The economic illiteracy is scary, this is from the same party that would rather Fonterra sell cheese, butter and milk well below market price than let farmers profit from the best dairy prices in ages. This foolishly forgets that if domestic prices were controlled, there would be shortages because what farmers would sell domestically if they could get more money exporting?

Food sovereignty, democracy, security, whatever term you wish, is a shroud for protectionism and statism. It is the notion that people don't know what is best for themselves, that the decisions of millions and millions of people aren't right, the idea that people should pay a lot more or less for something than what others are prepared to pay, or taxpayers should be forced to pay for production or consumption.
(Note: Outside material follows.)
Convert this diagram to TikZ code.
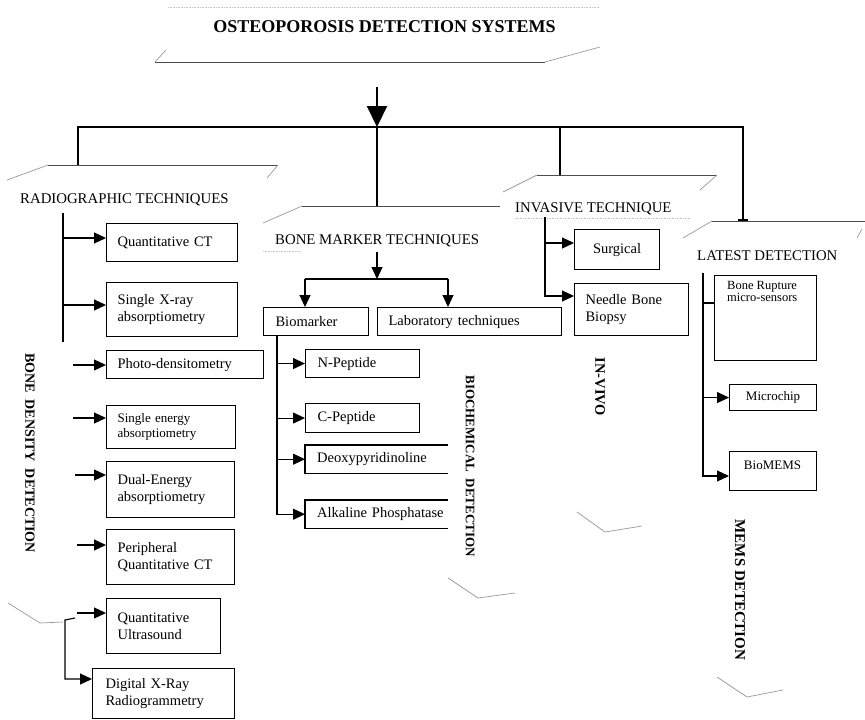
\documentclass[tikz,border=0pt]{standalone}
\usepackage{fontspec}
\setmainfont{Liberation Serif}
\usetikzlibrary{arrows.meta}
\newcommand{\fsz}[2]{\fontsize{#1pt}{#2pt}\selectfont}
\begin{document}
\begin{tikzpicture}[x=1pt,y=-1pt,
  box/.style={draw, line width=1.1pt, anchor=north west, inner xsep=11pt, inner ysep=0pt, align=left, font=\fsz{14.5}{16.5}},
  obox/.style={anchor=north west, inner xsep=12pt, inner ysep=0pt, align=left, font=\fsz{14.5}{16.5}},
  arr/.style={-{Triangle[length=12pt,width=11pt]}, line width=1.1pt},
  ln/.style={line width=1.1pt},
  pg/.style={draw=gray!80, line width=0.7pt},
  pgt/.style={draw=black!70, line width=0.9pt},
  faint/.style={draw=gray!45, line width=0.6pt, densely dotted},
  head/.style={font=\fsz{14.8}{17}, anchor=base west, inner sep=0pt},
  vtxt/.style={font=\bfseries\fsz{14}{16}, rotate=-90, inner sep=0pt},
]
\useasboundingbox (0,0) rectangle (865,720);

% title
\node[font=\bfseries\fsz{18}{20}, anchor=base, inner sep=0pt] (title) at (384.5,32) {OSTEOPOROSIS DETECTION SYSTEMS};
\draw[faint] (168,7) -- (600,7);
\draw[pg] (166,50) -- (155,62);
\draw[pgt] (155,62) -- (545,62);
\draw[pg] (545,62) -- (600,47);

% main arrow and bus
\coordinate (a0) at (377,87);
\coordinate (a1) at (377,127);
\draw[-{Triangle[length=21pt,width=20pt]}, line width=2.2pt] (a0) -- (a1);
\draw[line width=1.2pt] (78,165) -- (78,127) -- (743,127) -- (743,220);
\draw[line width=1.2pt] (a1) -- (377,206);
\draw[line width=1.2pt] (560,127) -- (560,175);
\draw[line width=2pt] (738,220) -- (748,220);

% category parallelograms
\draw[pg] (7,180) -- (48,165);
\draw[pgt] (48,165) -- (278,165);
\draw[pg] (278,165) -- (267,178);
\draw[pg] (263,223) -- (302,206);
\draw[pgt] (302,206) -- (500,206);
\draw[faint] (263,251) -- (300,251);
\draw[pg] (503,192) -- (537,175);
\draw[pgt] (537,175) -- (717,175);
\draw[pg] (717,175) -- (700,190);
\draw[faint] (515,218) -- (690,218);
\draw[pg] (683,238) -- (712,221);
\draw[pgt] (712,221) -- (865,221);
\draw[pg] (857,238) -- (862,229);

% headings
\node[head] (rad) at (20,203) {RADIOGRAPHIC TECHNIQUES};
\node[head] (bmt) at (275,244) {BONE MARKER TECHNIQUES};
\node[head] (inv) at (515,212) {INVASIVE TECHNIQUE};
\node[head] (lat) at (697,260) {LATEST DETECTION};

% vertical labels
\node[vtxt] (bdd) at (30,453) {BONE\ \ DENSITY\ \ DETECTION};
\node[vtxt, font=\bfseries\fsz{13}{15}] (bcd) at (470,466) {BIOCHEMICAL\ \ DETECTION};
\node[vtxt, font=\bfseries\fsz{14.5}{16}] (ivv) at (600,387) {IN-VIVO};
\node[vtxt, font=\bfseries\fsz{15}{17}] (mems) at (740,590) {MEMS DETECTION};

% radiographic boxes
\node[box, text width=109pt, minimum height=38pt] (qct) at (106,223) {Quantitative CT};
\node[box, text width=109pt, minimum height=54pt] (sxa) at (106,282) {Single X-ray\\absorptiometry};
\node[box, text width=135pt, minimum height=28pt] (pd) at (106,350) {Photo-densitometry};
\node[box, text width=107pt, minimum height=43pt, font=\fsz{13}{15}] (sea) at (106,405) {Single energy\\absorptiometry};
\node[box, text width=106pt, minimum height=56pt] (dea) at (106,461) {Dual-Energy\\absorptiometry};
\node[box, text width=106pt, minimum height=55pt] (pqct) at (106,529) {Peripheral\\Quantitative CT};
\node[box, text width=92pt, minimum height=55pt] (qus) at (106,598) {Quantitative\\Ultrasound};
\node[box, inner xsep=13pt, text width=116pt, minimum height=50pt] (dxr) at (92,668) {Digital X-Ray\\Radiogrammetry};

\coordinate (rt) at (63,213);
\coordinate (rb) at (63,342);
\draw[ln] (rt) -- (rb);
\draw[arr] (rt |- 0,238) -- (qct.west |- 0,238);
\draw[arr] (rt |- 0,305) -- (sxa.west |- 0,305);
\coordinate (s1) at (73,365);
\coordinate (s2) at (73,418);
\coordinate (s3) at (75,475);
\coordinate (s4) at (77,545);
\coordinate (s5) at (77,613);
\draw[arr] (s1) -- (pd.west |- s1);
\draw[arr] (s2) -- (sea.west |- s2);
\draw[arr] (s3) -- (dea.west |- s3);
\draw[arr] (s4) -- (pqct.west |- s4);
\draw[arr] (s5) -- (qus.west |- s5);
\coordinate (q1) at (75,618);
\coordinate (q2) at (65,620);
\draw[arr] (q1) -- (q2) -- (q2 |- 0,679) -- (dxr.west |- 0,679);

% bone marker
\node[box, inner xsep=12pt, text width=81pt, minimum height=28pt] (bio) at (263,307) {Biomarker};
\node[box, text width=162pt, minimum height=28pt] (lab) at (377,307) {\mbox{Laboratory techniques}};
\node[box, inner xsep=12pt, text width=90pt, minimum height=28pt] (np) at (305,349) {N-Peptide};
\node[box, inner xsep=12pt, text width=90pt, minimum height=29pt] (cp) at (305,403) {C-Peptide};
\node[obox, text width=119pt, minimum height=28pt] (dp) at (305,445) {\mbox{Deoxypyridinoline}};
\node[obox, text width=119pt, minimum height=28pt] (ap) at (305,500) {\mbox{Alkaline Phosphatase}};
\draw[ln] (dp.north east) -- (dp.north west) -- (dp.south west) -- (dp.south east);
\draw[ln] (ap.north east) -- (ap.north west) -- (ap.south west) -- (ap.south east);

\coordinate (bmA) at (377,252);
\coordinate (bmB) at (377,279);
\draw[arr] (bmA) -- (bmB);
\coordinate (hl) at (305,279);
\coordinate (hr) at (448,279);
\draw[ln] (hl) -- (hr);
\draw[arr] (hl) -- (hl |- bio.north);
\draw[arr] (hr) -- (hr |- lab.north);

\coordinate (bl) at (277,335);
\draw[arr] (bl) -- (bl |- ap.west) -- (ap.west);
\draw[arr] (bl |- np.west) -- (np.west);
\draw[arr] (bl |- cp.west) -- (cp.west);
\draw[arr] (bl |- dp.west) -- (dp.west);

% invasive
\node[box, align=center, text width=63pt, minimum height=40pt] (sg) at (574,229) {Surgical};
\node[box, text width=92pt, minimum height=52pt] (nb) at (574,283) {Needle Bone\\Biopsy};
\coordinate (iv) at (545,217);
\draw[arr] (iv) -- (iv |- 0,296) -- (nb.west |- 0,296);
\draw[arr] (iv |- 0,243) -- (sg.west |- 0,243);

% latest
\node[box, minimum width=102pt, minimum height=85pt] (br) at (714,275) {};
\node[font=\fsz{12.5}{12.5}, align=left, anchor=north west, inner sep=0pt] (brt) at (727,281) {Bone Rupture\\micro-sensors};
\node[box, align=center, text width=65pt, minimum height=26pt, font=\fsz{13}{15}] (mc) at (729,384) {Microchip};
\node[box, minimum width=87pt, minimum height=39pt] (bm) at (729,451) {};
\node[font=\fsz{13}{15}, inner sep=0pt] (bmt2) at (772.5,465) {BioMEMS};
\coordinate (lt) at (703,273);
\draw[arr] (lt) -- (lt |- 0,476) -- (bm.west |- 0,476);
\draw[ln] (lt |- 0,303) -- (br.west |- 0,303);
\draw[arr] (lt |- mc.west) -- (mc.west);

% scan strokes
\draw[pg] (8,603) -- (40,623) -- (63,622);
\draw[pg] (448,578) -- (478,598) -- (515,593);
\draw[pg] (577,512) -- (605,532) -- (642,526);
\draw[pg] (717,677) -- (747,697) -- (783,690);
\end{tikzpicture}
\end{document}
It is the wishful thinking of arrogant planners who can't stand that the results of those millions of decisions means things aren't perfect for everyone, so think their little brains can change something and make it better.
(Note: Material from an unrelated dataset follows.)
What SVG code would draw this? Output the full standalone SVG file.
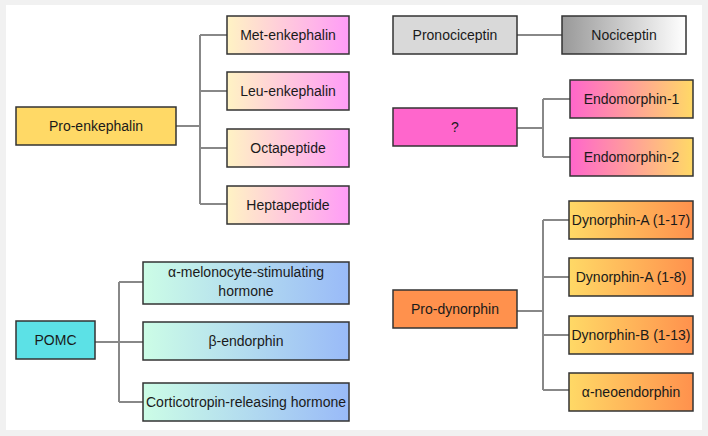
<svg xmlns="http://www.w3.org/2000/svg" width="708" height="436" viewBox="0 0 708 436">
<defs>
<linearGradient id="gEnk" x1="0" y1="0" x2="1" y2="0"><stop offset="0" stop-color="#fff3c4"/><stop offset="1" stop-color="#ff9cf7"/></linearGradient>
<linearGradient id="gNoc" x1="0" y1="0" x2="1" y2="0"><stop offset="0" stop-color="#999999"/><stop offset="1" stop-color="#ffffff"/></linearGradient>
<linearGradient id="gEndo" x1="0" y1="0" x2="1" y2="0"><stop offset="0" stop-color="#ff66cc"/><stop offset="1" stop-color="#ffd966"/></linearGradient>
<linearGradient id="gDyn" x1="0" y1="0" x2="1" y2="0"><stop offset="0" stop-color="#ffd966"/><stop offset="1" stop-color="#ff914d"/></linearGradient>
<linearGradient id="gPomc" x1="0" y1="0" x2="1" y2="0"><stop offset="0" stop-color="#ccfde6"/><stop offset="1" stop-color="#99baf8"/></linearGradient>
</defs>
<style>
.box{stroke:#333333;stroke-width:1.5}
.t{font-family:"Liberation Sans",Arial,sans-serif;font-size:14px;fill:#1a1a1a;text-anchor:middle;dominant-baseline:central}
.c{fill:none;stroke:#888888;stroke-width:2}
</style>
<rect x="0" y="0" width="708" height="436" fill="#f1f1f1"/>
<rect x="6" y="5" width="696" height="425" fill="#ffffff"/>
<g id="connectors">
<path class="c" d="M176 126H200M200 35V204M200 35H227M200 91H227M200 148H227M200 204H227"/>
<path class="c" d="M517 35H562"/>
<path class="c" d="M517 128H543M543 99V157M543 99H570M543 157H570"/>
<path class="c" d="M95 342H143M119 282V402M119 282H143M119 402H143"/>
<path class="c" d="M517 311H543M543 220V390M543 220H569M543 277H569M543 335H569M543 390H569"/>
</g>
<g id="pro-enkephalin"><rect class="box" x="16" y="107" width="160" height="38" fill="#ffd966"/><text class="t" x="96" y="126">Pro-enkephalin</text></g>
<g id="met-enkephalin"><rect class="box" x="227" y="16" width="122" height="38" fill="url(#gEnk)"/><text class="t" x="288" y="35">Met-enkephalin</text></g>
<g id="leu-enkephalin"><rect class="box" x="227" y="72" width="122" height="38" fill="url(#gEnk)"/><text class="t" x="288" y="91">Leu-enkephalin</text></g>
<g id="octapeptide"><rect class="box" x="227" y="129" width="122" height="38" fill="url(#gEnk)"/><text class="t" x="288" y="148">Octapeptide</text></g>
<g id="heptapeptide"><rect class="box" x="227" y="186" width="122" height="38" fill="url(#gEnk)"/><text class="t" x="288" y="205">Heptapeptide</text></g>
<g id="pronociceptin"><rect class="box" x="393" y="16" width="124" height="38" fill="#d9d9d9"/><text class="t" x="455" y="35">Pronociceptin</text></g>
<g id="nociceptin"><rect class="box" x="562" y="16" width="124" height="38" fill="url(#gNoc)"/><text class="t" x="624" y="35">Nociceptin</text></g>
<g id="unknown"><rect class="box" x="393" y="108" width="124" height="38" fill="#ff66cc"/><text class="t" x="455" y="127">?</text></g>
<g id="endomorphin-1"><rect class="box" x="570" y="80" width="123" height="38" fill="url(#gEndo)"/><text class="t" x="631.5" y="99">Endomorphin-1</text></g>
<g id="endomorphin-2"><rect class="box" x="570" y="138" width="123" height="38" fill="url(#gEndo)"/><text class="t" x="631.5" y="157">Endomorphin-2</text></g>
<g id="pomc"><rect class="box" x="16" y="321" width="79" height="38" fill="#5ce1e6"/><text class="t" x="55.5" y="340">POMC</text></g>
<g id="msh"><rect class="box" x="143" y="262" width="206" height="42" fill="url(#gPomc)"/><text class="t" x="246" y="272">α-melonocyte-stimulating</text><text class="t" x="246" y="291">hormone</text></g>
<g id="beta-endorphin"><rect class="box" x="143" y="322" width="206" height="38" fill="url(#gPomc)"/><text class="t" x="246" y="341">β-endorphin</text></g>
<g id="crh"><rect class="box" x="143" y="383" width="206" height="38" fill="url(#gPomc)"/><text class="t" x="246" y="402">Corticotropin-releasing hormone</text></g>
<g id="pro-dynorphin"><rect class="box" x="393" y="290" width="124" height="38" fill="#ff914d"/><text class="t" x="455" y="309">Pro-dynorphin</text></g>
<g id="dyn-a-17"><rect class="box" x="569" y="201" width="124" height="38" fill="url(#gDyn)"/><text class="t" x="631" y="220">Dynorphin-A (1-17)</text></g>
<g id="dyn-a-8"><rect class="box" x="569" y="258" width="124" height="38" fill="url(#gDyn)"/><text class="t" x="631" y="277">Dynorphin-A (1-8)</text></g>
<g id="dyn-b"><rect class="box" x="569" y="316" width="124" height="38" fill="url(#gDyn)"/><text class="t" x="631" y="335">Dynorphin-B (1-13)</text></g>
<g id="neoendorphin"><rect class="box" x="569" y="373" width="124" height="38" fill="url(#gDyn)"/><text class="t" x="631" y="392">α-neoendorphin</text></g>
</svg>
High food prices are partly the fault of the biofuel fetish, driven by many environmentalists. That should end, at least in the sense that government subsidies or incentives should end for it. A bigger problem is how the subsidies and protectionism of the EU has stifled production elsewhere, how trade restrictions hinder production and the ability of farmers to benefit from high prices and respond to them, and the ability of consumers to source the best prices available.

Given Sue Kedgley doesn't understand futures trading, and doesn't even realise that trade in agricultural commodities doesn't come close to open and free trade, you can't expect much intelligence to come from her on these matters. In fact the nonsense she is spouting simply makes things worse.

Greens sit on the fence

According to the NZ Herald the Greens are now proudly saying they'll sit on the fence as to which party to back after the election until it sees National policy.
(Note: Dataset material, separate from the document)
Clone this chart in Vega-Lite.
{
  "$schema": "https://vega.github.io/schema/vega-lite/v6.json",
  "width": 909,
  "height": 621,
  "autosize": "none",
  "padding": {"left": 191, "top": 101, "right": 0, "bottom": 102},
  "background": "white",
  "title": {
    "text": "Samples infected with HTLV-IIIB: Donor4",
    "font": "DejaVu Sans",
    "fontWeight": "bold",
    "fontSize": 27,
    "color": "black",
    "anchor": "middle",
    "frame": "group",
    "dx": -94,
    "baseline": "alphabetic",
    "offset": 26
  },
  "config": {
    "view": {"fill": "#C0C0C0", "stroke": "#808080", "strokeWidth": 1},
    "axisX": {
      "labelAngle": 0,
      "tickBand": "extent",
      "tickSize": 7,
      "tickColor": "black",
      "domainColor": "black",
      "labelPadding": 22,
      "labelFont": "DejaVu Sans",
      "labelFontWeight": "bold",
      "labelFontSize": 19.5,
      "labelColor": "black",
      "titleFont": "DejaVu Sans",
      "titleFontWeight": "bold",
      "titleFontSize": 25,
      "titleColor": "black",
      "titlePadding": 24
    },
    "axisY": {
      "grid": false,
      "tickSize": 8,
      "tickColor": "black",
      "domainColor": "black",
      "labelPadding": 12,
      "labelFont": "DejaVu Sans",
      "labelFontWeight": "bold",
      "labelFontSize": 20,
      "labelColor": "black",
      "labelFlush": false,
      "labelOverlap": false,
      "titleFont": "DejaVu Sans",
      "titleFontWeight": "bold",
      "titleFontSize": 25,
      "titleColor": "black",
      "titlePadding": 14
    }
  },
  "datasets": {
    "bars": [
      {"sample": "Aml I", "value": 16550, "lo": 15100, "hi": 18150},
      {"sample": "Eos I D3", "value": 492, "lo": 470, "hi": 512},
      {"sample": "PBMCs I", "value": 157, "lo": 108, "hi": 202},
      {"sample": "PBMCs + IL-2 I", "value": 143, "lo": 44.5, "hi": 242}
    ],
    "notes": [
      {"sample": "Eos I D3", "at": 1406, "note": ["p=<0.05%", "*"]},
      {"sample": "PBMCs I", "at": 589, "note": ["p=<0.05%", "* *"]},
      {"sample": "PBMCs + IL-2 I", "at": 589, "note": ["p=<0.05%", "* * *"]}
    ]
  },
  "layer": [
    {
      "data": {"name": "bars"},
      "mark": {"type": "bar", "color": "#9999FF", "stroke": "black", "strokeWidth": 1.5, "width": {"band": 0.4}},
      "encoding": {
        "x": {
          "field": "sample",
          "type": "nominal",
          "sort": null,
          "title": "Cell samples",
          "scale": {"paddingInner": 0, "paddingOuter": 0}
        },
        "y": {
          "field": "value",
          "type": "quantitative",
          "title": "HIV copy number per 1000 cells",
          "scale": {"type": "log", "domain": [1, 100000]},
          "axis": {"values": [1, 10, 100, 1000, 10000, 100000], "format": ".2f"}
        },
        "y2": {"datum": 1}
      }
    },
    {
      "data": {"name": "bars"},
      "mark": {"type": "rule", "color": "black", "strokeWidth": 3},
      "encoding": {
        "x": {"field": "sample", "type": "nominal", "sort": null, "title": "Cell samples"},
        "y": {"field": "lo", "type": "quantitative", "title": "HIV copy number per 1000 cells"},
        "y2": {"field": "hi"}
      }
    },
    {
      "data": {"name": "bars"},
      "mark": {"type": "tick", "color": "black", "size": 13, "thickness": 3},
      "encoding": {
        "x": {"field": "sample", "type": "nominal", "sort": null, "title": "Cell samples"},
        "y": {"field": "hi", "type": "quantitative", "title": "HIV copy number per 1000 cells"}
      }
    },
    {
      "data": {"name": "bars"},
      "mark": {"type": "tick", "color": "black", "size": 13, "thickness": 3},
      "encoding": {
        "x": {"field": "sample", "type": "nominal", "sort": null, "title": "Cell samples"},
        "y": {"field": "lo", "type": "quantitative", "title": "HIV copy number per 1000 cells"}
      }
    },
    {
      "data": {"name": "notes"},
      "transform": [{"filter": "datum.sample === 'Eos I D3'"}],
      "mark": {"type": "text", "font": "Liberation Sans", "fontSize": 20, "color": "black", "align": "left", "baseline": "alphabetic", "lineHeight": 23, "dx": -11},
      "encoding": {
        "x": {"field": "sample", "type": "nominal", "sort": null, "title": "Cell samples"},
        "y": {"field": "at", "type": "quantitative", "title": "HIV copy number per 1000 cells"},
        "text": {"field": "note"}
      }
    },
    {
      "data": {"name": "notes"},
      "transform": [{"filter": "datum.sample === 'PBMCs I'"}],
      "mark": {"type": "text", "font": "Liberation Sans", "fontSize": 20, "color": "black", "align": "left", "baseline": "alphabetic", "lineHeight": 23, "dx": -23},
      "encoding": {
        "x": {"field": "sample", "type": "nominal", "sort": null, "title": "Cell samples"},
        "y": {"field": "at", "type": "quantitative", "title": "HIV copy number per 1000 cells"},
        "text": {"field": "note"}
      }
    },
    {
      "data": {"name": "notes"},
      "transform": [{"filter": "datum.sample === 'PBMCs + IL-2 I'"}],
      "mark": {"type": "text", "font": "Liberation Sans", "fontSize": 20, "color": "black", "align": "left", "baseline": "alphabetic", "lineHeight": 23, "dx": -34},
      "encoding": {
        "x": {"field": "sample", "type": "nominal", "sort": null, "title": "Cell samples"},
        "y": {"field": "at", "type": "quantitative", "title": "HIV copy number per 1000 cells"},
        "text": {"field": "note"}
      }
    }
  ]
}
That in itself should tell you how pointless a vote for National is - if the Greens can't even be frightened by it now. Russel Norman harks back a good 27 years to give Labour kudos in saying "Labour had shown leadership in keeping nuclear ships and Springbok rugby teams out of New Zealand in what had been brave moves." What leadership is that Russel? Oh that's right the leadership of distancing New Zealand from the Western alliance against the tyranny and human rights abuses of the USSR, on grounds of total scaremongering. Yes and the Springbok tour, a bit long ago now wasn't it? Labour also set up New Zealand's embassy in Harare after Mugabe's thugs had committed genocide in Matabeleland, but after all he was a Black African Marxist, that made him ok.

Norman said "the parties seems to share a philosophy that beneficiaries and children "must suffer" whereas the Greens wanted benefits and minimum wages raised." That's right. Only the state can make life for poor children better, not the people who took the urge to reproduce themselves. The Greens want more state welfare, that's clear.

To give the Greens credit, they do believe in something. They are the high church for the religion of environmentalism, and all of the faith (rather than evidence) based beliefs attached to it. They advocate shutting down alternative points of view. They promote state constitutional racism. They want more government and more taxes, and believe the state is the answer, believe they can change what's bad and their interventions will make it good. They think people should be penalised for too much success and rewarded the bigger they fail to look after themselves or their kids.

The Greens are the true party of the left in New Zealand. The Green moniker is simply the latest empirical "justification" for large scale state intervention. Green means big government, unless, of course, you are talking about narcotics, and certain civil liberties.